** start STORED ROWS **

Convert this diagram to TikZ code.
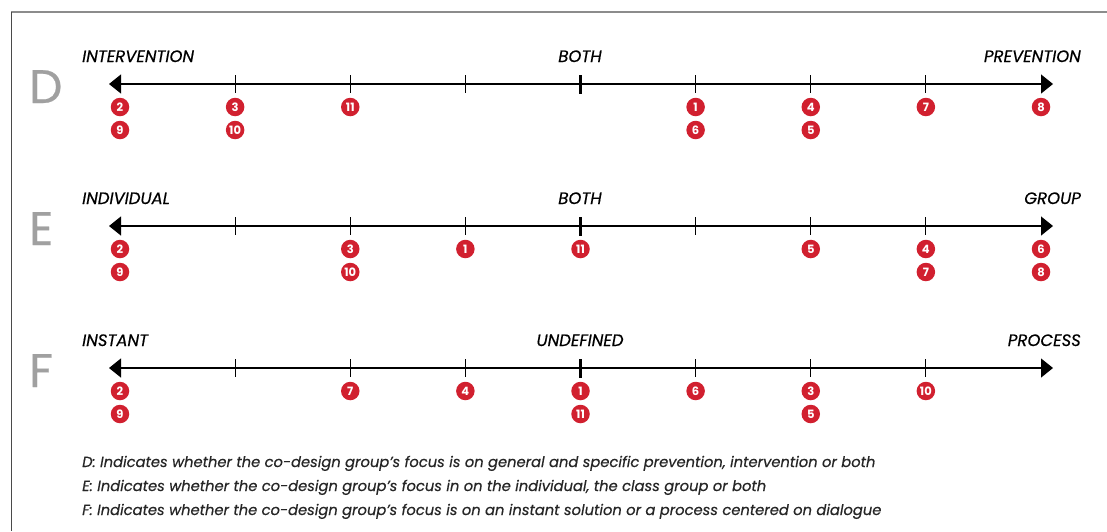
\documentclass[tikz,border=0pt]{standalone}
\usepackage{fontspec}
\setmainfont{Poppins}
\newfontfamily\heavyfont{Poppins}[FakeBold=0.5]
\usetikzlibrary{arrows.meta}
\definecolor{pinred}{HTML}{D1202F}
\definecolor{lettergray}{HTML}{A0A0A0}
\definecolor{framegray}{HTML}{8C8C8C}
\definecolor{edgegray}{HTML}{4A4A4A}
\begin{document}
\begin{tikzpicture}[x=1pt,y=-1pt,
  axis/.style={line width=1.3pt,{Triangle[length=12pt,width=19pt]}-{Triangle[length=12pt,width=19pt]}},
  tick/.style={line width=0.9pt},
  midtick/.style={line width=3pt},
  pin/.style={circle,fill=pinred,text=white,inner sep=0pt,minimum size=18.5pt,font=\bfseries\fontsize{11.5}{11.5}\selectfont},
  endlabel/.style={inner sep=0pt,font=\heavyfont\itshape\fontsize{16.5}{16.5}\selectfont},
  rowletter/.style={anchor=base west,inner sep=0pt,text=lettergray,font=\heavyfont\fontsize{47}{47}\selectfont},
  note/.style={anchor=base west,inner sep=0pt,text=black!85,font=\heavyfont\itshape\fontsize{14.7}{14.7}\selectfont}]
\useasboundingbox (0,0) rectangle (1107,531);

% frame
\coordinate (tl) at (11,12);
\coordinate (tr) at (1107,12);
\coordinate (bl) at (11,531);
\draw[framegray,line width=2pt] (tl) -- (tr);
\draw[edgegray,line width=1pt] (tl) -- (bl);

% D: prevention / intervention
\node[rowletter] (dletter) at (29,103) {D};
\node[endlabel,anchor=base west] (dleft) at (82,62) {INTERVENTION};
\node[endlabel,anchor=base] (dmid) at (580,62) {BOTH};
\node[endlabel,anchor=base east] (dright) at (1081,62) {PREVENTION};
\coordinate (dL) at (109,84);
\coordinate (dR) at (1053,84);
\draw[axis] (dL) -- (dR);
\foreach \i in {1,2,3,5,6,7}
  \draw[tick] (120+115.125*\i,75) -- (120+115.125*\i,93);
\draw[midtick] (580.5,75) -- (580.5,94);
\foreach \p/\r/\n in {0/0/2,0/1/9,1/0/3,1/1/10,2/0/11,5/0/1,5/1/6,6/0/4,6/1/5,7/0/7,8/0/8}
  \node[pin] (d\n) at (120+115.125*\p,107+23*\r) {\n};

% E: individual / group
\node[rowletter] (eletter) at (29,245) {E};
\node[endlabel,anchor=base west] (eleft) at (82,204) {INDIVIDUAL};
\node[endlabel,anchor=base] (emid) at (580,204) {BOTH};
\node[endlabel,anchor=base east] (eright) at (1081,204) {GROUP};
\coordinate (eL) at (109,226);
\coordinate (eR) at (1053,226);
\draw[axis] (eL) -- (eR);
\foreach \i in {1,2,3,5,6,7}
  \draw[tick] (120+115.125*\i,217) -- (120+115.125*\i,235);
\draw[midtick] (580.5,217) -- (580.5,236);
\foreach \p/\r/\n in {0/0/2,0/1/9,2/0/3,2/1/10,3/0/1,4/0/11,6/0/5,7/0/4,7/1/7,8/0/6,8/1/8}
  \node[pin] (e\n) at (120+115.125*\p,249+23*\r) {\n};

% F: instant / process
\node[rowletter] (fletter) at (29,387) {F};
\node[endlabel,anchor=base west] (fleft) at (82,346) {INSTANT};
\node[endlabel,anchor=base] (fmid) at (580,346) {UNDEFINED};
\node[endlabel,anchor=base east] (fright) at (1081,346) {PROCESS};
\coordinate (fL) at (109,368);
\coordinate (fR) at (1053,368);
\draw[axis] (fL) -- (fR);
\foreach \i in {1,2,3,5,6,7}
  \draw[tick] (120+115.125*\i,359) -- (120+115.125*\i,377);
\draw[midtick] (580.5,359) -- (580.5,378);
\foreach \p/\r/\n in {0/0/2,0/1/9,2/0/7,3/0/4,4/0/1,4/1/11,5/0/6,6/0/3,6/1/5,7/0/10}
  \node[pin] (f\n) at (120+115.125*\p,391+23*\r) {\n};

% notes
\node[note] (dnote) at (82,467) {D: Indicates whether the co-design group’s focus is on general and specific prevention, intervention or both};
\node[note] (enote) at (82,491) {E: Indicates whether the co-design group’s focus in on the individual, the class group or both};
\node[note] (fnote) at (82,515) {F: Indicates whether the co-design group’s focus is on an instant solution or a process centered on dialogue};
\end{tikzpicture}
\end{document}
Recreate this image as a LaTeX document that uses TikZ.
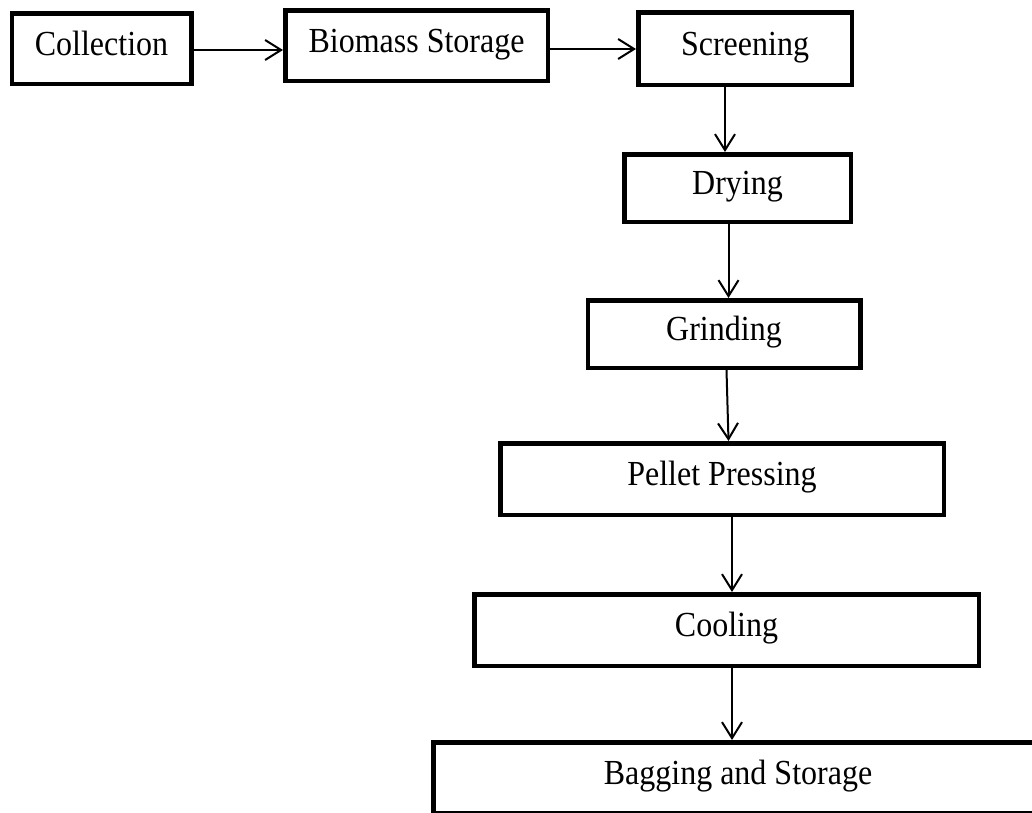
\documentclass[tikz,border=0pt]{standalone}
\usepackage{fontspec}
\setmainfont{Liberation Serif}
\usetikzlibrary{arrows.meta}
\newcommand\vtxt[1]{\scalebox{1}[1.1]{#1}}
\begin{document}
\begin{tikzpicture}[x=1pt,y=-1pt,
  box/.style={draw, line width=4.5pt, inner sep=0pt,
    font=\fontsize{32}{36}\selectfont, text height=22pt, text depth=9pt},
  arr/.style={line width=2pt, -{Straight Barb[length=16pt,width=20pt]}}]
\useasboundingbox (0,0) rectangle (1032,812);
\node[box, minimum width=179.5pt, minimum height=70.5pt] (col) at (101.5,48.5) {\vtxt{Collection}};
\node[box, minimum width=262.5pt, minimum height=70.5pt] (bio) at (416.5,45.5) {\vtxt{Biomass Storage}};
\node[box, minimum width=213.5pt, minimum height=72.5pt] (scr) at (745,48.5) {\vtxt{Screening}};
\node[box, minimum width=226.5pt, minimum height=67.5pt] (dry) at (737.5,188) {\vtxt{Drying}};
\node[box, minimum width=272.5pt, minimum height=67.5pt] (gri) at (724,334) {\vtxt{Grinding}};
\node[box, minimum width=443.5pt, minimum height=71.5pt] (pel) at (722,479) {\vtxt{Pellet Pressing}};
\node[box, minimum width=504.5pt, minimum height=71.5pt] (coo) at (726.5,630) {\vtxt{Cooling}};
\node[box, minimum width=609.5pt, minimum height=71pt] (bag) at (738,777.75) {\vtxt{Bagging and Storage}};
\draw[arr] (col.east |- 0,50) -- (bio.west |- 0,50);
\draw[arr] (bio.east |- 0,49) -- (scr.west |- 0,49);
\draw[arr] (scr.south -| 725,0) -- (dry.north -| 725,0);
\draw[arr] (dry.south -| 728.5,0) -- (gri.north -| 728.5,0);
\draw[arr] (gri.south -| 726.5,0) -- (pel.north -| 728.5,0);
\draw[arr] (pel.south -| 732,0) -- (coo.north -| 732,0);
\draw[arr] (coo.south -| 732,0) -- (bag.north -| 732,0);
\end{tikzpicture}
\end{document}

** end STORED ROWS **

Start at the top of the entries and repeat each line exactly, ending at the line that contains "width=1pt] (tl) -- (bl);". Pictures are not part of the copy.

> **ANSWER BELOW**:
Convert this diagram to TikZ code.
\documentclass[tikz,border=0pt]{standalone}
\usepackage{fontspec}
\setmainfont{Poppins}
\newfontfamily\heavyfont{Poppins}[FakeBold=0.5]
\usetikzlibrary{arrows.meta}
\definecolor{pinred}{HTML}{D1202F}
\definecolor{lettergray}{HTML}{A0A0A0}
\definecolor{framegray}{HTML}{8C8C8C}
\definecolor{edgegray}{HTML}{4A4A4A}
\begin{document}
\begin{tikzpicture}[x=1pt,y=-1pt,
  axis/.style={line width=1.3pt,{Triangle[length=12pt,width=19pt]}-{Triangle[length=12pt,width=19pt]}},
  tick/.style={line width=0.9pt},
  midtick/.style={line width=3pt},
  pin/.style={circle,fill=pinred,text=white,inner sep=0pt,minimum size=18.5pt,font=\bfseries\fontsize{11.5}{11.5}\selectfont},
  endlabel/.style={inner sep=0pt,font=\heavyfont\itshape\fontsize{16.5}{16.5}\selectfont},
  rowletter/.style={anchor=base west,inner sep=0pt,text=lettergray,font=\heavyfont\fontsize{47}{47}\selectfont},
  note/.style={anchor=base west,inner sep=0pt,text=black!85,font=\heavyfont\itshape\fontsize{14.7}{14.7}\selectfont}]
\useasboundingbox (0,0) rectangle (1107,531);

% frame
\coordinate (tl) at (11,12);
\coordinate (tr) at (1107,12);
\coordinate (bl) at (11,531);
\draw[framegray,line width=2pt] (tl) -- (tr);
\draw[edgegray,line width=1pt] (tl) -- (bl);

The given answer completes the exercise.